PAC Flashcards
PAC?
Probably Approximately Correct Learning
What is Sample Complexity?
The class of learnable concepts in terms of the number of sample points needed to achieve an approximate solution.
What is “X” or Input Space?
The set of all possible examples or instances.
What is “Y”?
The set of all possible labels or target values.
What is Concept?
A concept c is a mapping rom X to Y - X -> Y. For example all the points which fall into a triangle.
What is Concept Class?
Denoted as C. It is the set of concepts we may wish to learn. E.X be the set of all axis-aligned rectangles.
What is a Hypothesis Set?
Denoted as H. It is a fixed set of possible concepts which may not coincide with C.

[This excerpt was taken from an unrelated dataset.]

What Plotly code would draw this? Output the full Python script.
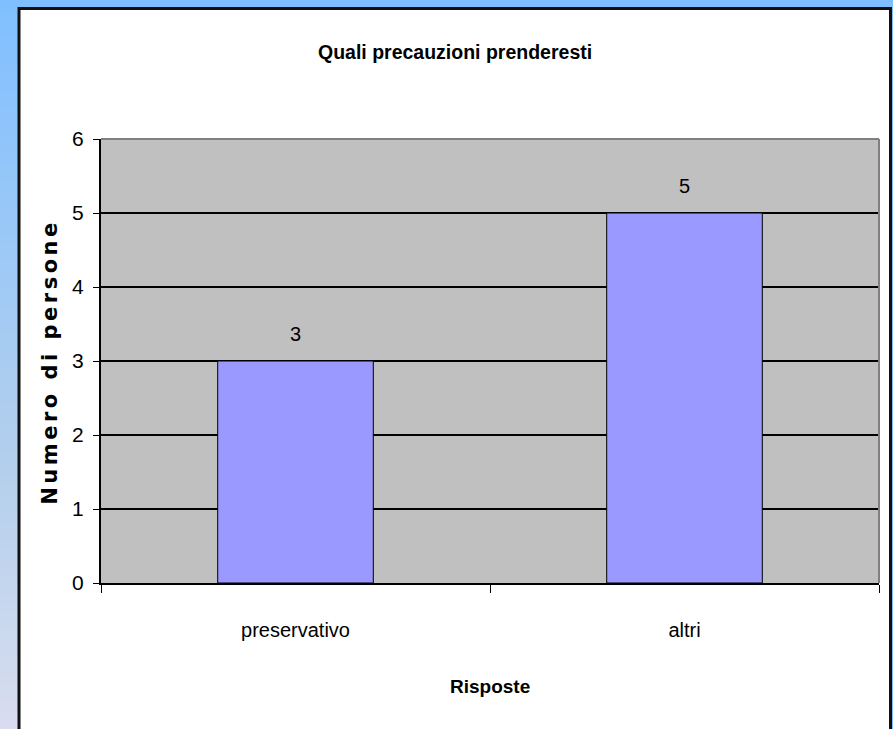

What is Generalization Error?
Generalization error of hypothesis h also known as true error or just error is denoted by R(h) (risk).
R(h) = Pr [h(x) != c(x)] = E 1_ h(x) != c(x)

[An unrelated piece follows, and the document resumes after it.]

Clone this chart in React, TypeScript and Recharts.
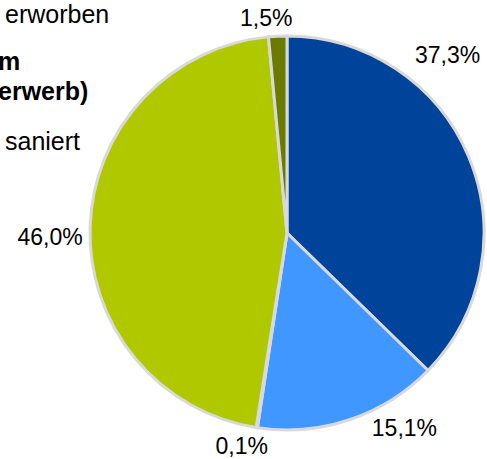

The Generalization error is not directly accessible to the learner since both the distribution D and the target concept c are unknown. GR is the expected error based on the distribution D. The expectation of the empirical error R^(h) is also the generalization error = E[R^(h)] = R(h).
What is Empirical Error?
R^(h) = 1 / m * SUM(i=1…m) 1 if h(xi) != c(xi) else 0
Thus Empirical error is the average error over the sample S.
What is the definition of PAC-learning?
A concept class C is said to be PAC-learnable if there exists an algorithm A and a polynomial function P such that for any epsilon > 0 and delta > 0 for all distributions D on X and for any target concept c WBI C, the following holds for any sample size m >= poly(1/eps, 1/delta, n, size(c)) Pr( [R(h_S) ) <= eps] >= 1 - delta
What is the term epsilon e?
Its the error term. It tells that we are approximately correct. How accurate the algorithm is (1 - eps).
What is the term delta d?
It tells that we are probably right (1 - delta). In other words the confidence of the algorithm.
What are false negatives?
Points that the hypothesis misses that are actually inside the concept class but not inside the hypothesis.
What are false positives?
Points that the hypothesis flags as being class A but in truth are not. So they are not inside the concept class A but are inside the hypothesis.
What is a consistent hypothesis?
It is a hypotheses which has empirical error R^(h) = 0.